Last year, we took care of this with Dr. Wu's Plane Separation Postulate. This tells us that every line divides the plane into two half-planes. We found out that any line entirely contained in one of these half-planes must be parallel to the boundary line. And we also discovered what happens when we reflect a half-plane -- if the mirror is perpendicular to the boundary line, then the half-plane maps to itself (that is, it's invariant). But if the mirror is the boundary, then it maps each half-plane to the opposite half-plane.

We can observe what affect this has on rays. Even though a line is invariant with respect to reflection in any mirror perpendicular to that line (Line Perpendicular to Mirror Theorem), a ray is not invariant for instead, such a reflection maps a ray to one pointing in the opposite direction. But a ray that's parallel to its mirror is mapped to a ray pointing in the same direction. In either case, after two such reflections, the image ray is pointing in the same direction as the original ray.

Therefore, a ray and its translation image are pointing in the same direction. And so an angle and its translation image consist of rays pointing in the same direction -- and these are what we refer to as corresponding angles. We might not want to write a formal proof of this in the classroom, but we may wish to point it out, especially when it's time to define corresponding angles and the other angles formed when two lines are cut by a transversal.

But we can save that for tomorrow's lesson. Today we want to focus on the translations themselves, up to the proof that a line and its translation image are parallel.

I decided to start with a new worksheet to show this year's versions of the proofs, but then I included the exercises from last year's worksheet. Some of questions from that worksheet include graphing translations on a coordinate plane -- which I don't want to omit, since I know how important such transformations are to the Common Core tests.

We can't prove yet that the transformation (x, y) -> (x + h, y + k) is a translation.

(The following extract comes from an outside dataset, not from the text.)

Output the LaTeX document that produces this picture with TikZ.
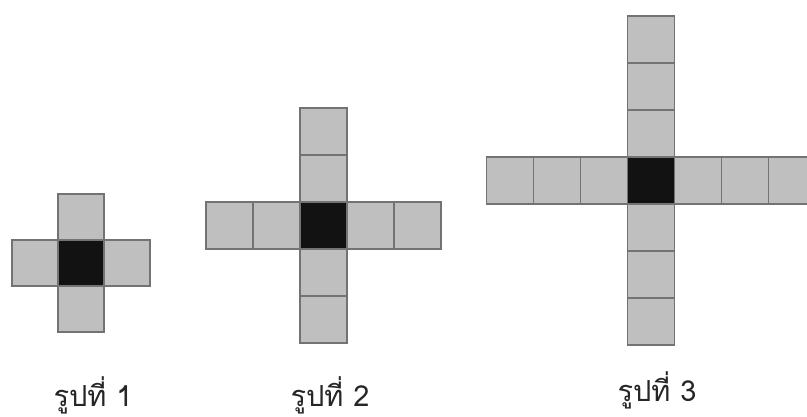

I believe that we can prove that (x, y) -> (x + h, y) or (x, y + k) are translations -- the common perpendicular to the mirrors are the x- and y-axis respectively. I suspect that a proof that the full translation (xy) -> (x + hy + k) not only requires a non-neutral proof, but is proved most easily using second-semester coordinate formulas -- we show that each point is moved sqrt(h^2 + k^2) units along a line of slope h.

It might be simpler to show that the composite of two translations is a translation. I suspect that this can be proved only using congruence, not similarity -- if A and B are any two points, A' and B' their images under the first translation, and A" and B" their images under the second translation (and the translations aren't along the same line, for which the proof would be trivial), then we can show that the triangles AA'A" and BB'B" are congruent via SAS. But this proof would hardly be neutral.

So we can think of the translation problems on the coordinate plane as previews for when they can be fully proved during the second semester.